We are working to speed up and scale up the production of SAF in the UK through the Advanced Fuels Fund and the Revenue Certainty Mechanism. The Advanced Fuels Fund provides funding to first-of-a-kind commercial and demonstration-scale SAF projects in the UK, helping speed up the development and scale up of new technologies and projects. We are also currently legislating for a Revenue Certainty Mechanism. This will help UK-based SAF projects attract investment and start producing SAF at commercial scale more quickly.

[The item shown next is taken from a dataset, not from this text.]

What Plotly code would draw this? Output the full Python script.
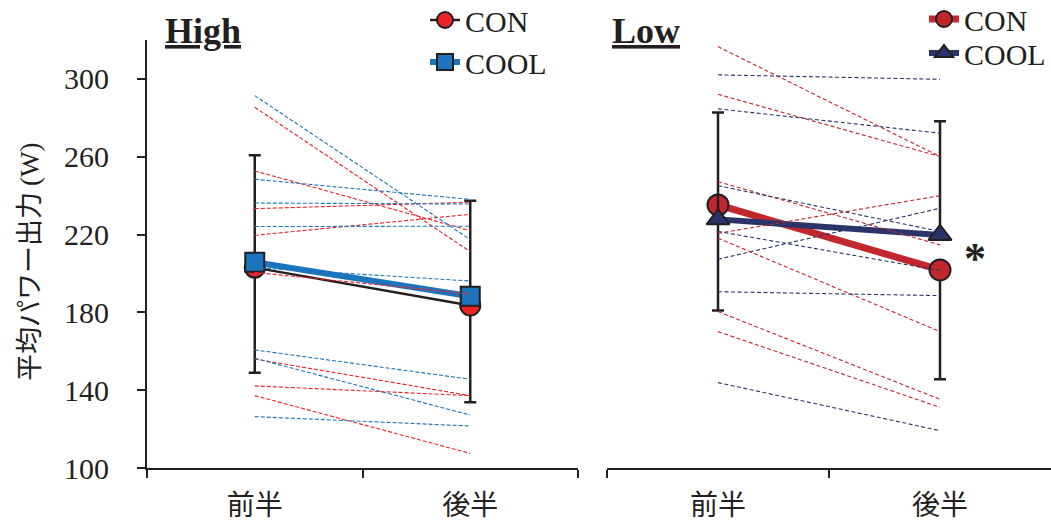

The UK’s expertise in petrochemicals, jet fuel, and engineering positions it as a prime location for SAF production and we are confident that our policies can make the UK a world leader in SAF production and use. This will create high-skilled green jobs, attract investment, drive growth, boost fuel security, and open export opportunities. Low-carbon fuel production could support up to 15,000 UK jobs by 2050.
Asked by: Gregory Campbell (Democratic Unionist Party - East Londonderry)
Question to the Department for Energy Security & Net Zero:
To ask the Secretary of State for Energy Security and Net Zero, what estimate he has made of the number of Advanced Modular Reactors that will be functional and fully operational by 2035.
Answered by Michael Shanks - Minister of State (Department for Energy Security and Net Zero)
Advanced Modular Reactors (AMRs) have the potential to provide reliable, low-carbon energy for electricity generation and energy uses beyond baseload power.
At the Spending Review, the government committed to provide a pathway for privately-led advanced nuclear technologies. Great British Energy – Nuclear has been tasked with assessing proposals within a new framework, with the National Wealth Fund exploring potential investment opportunities and the Department for Energy Security and Net Zero exploring revenue support for viable projects. The new framework will be published shortly.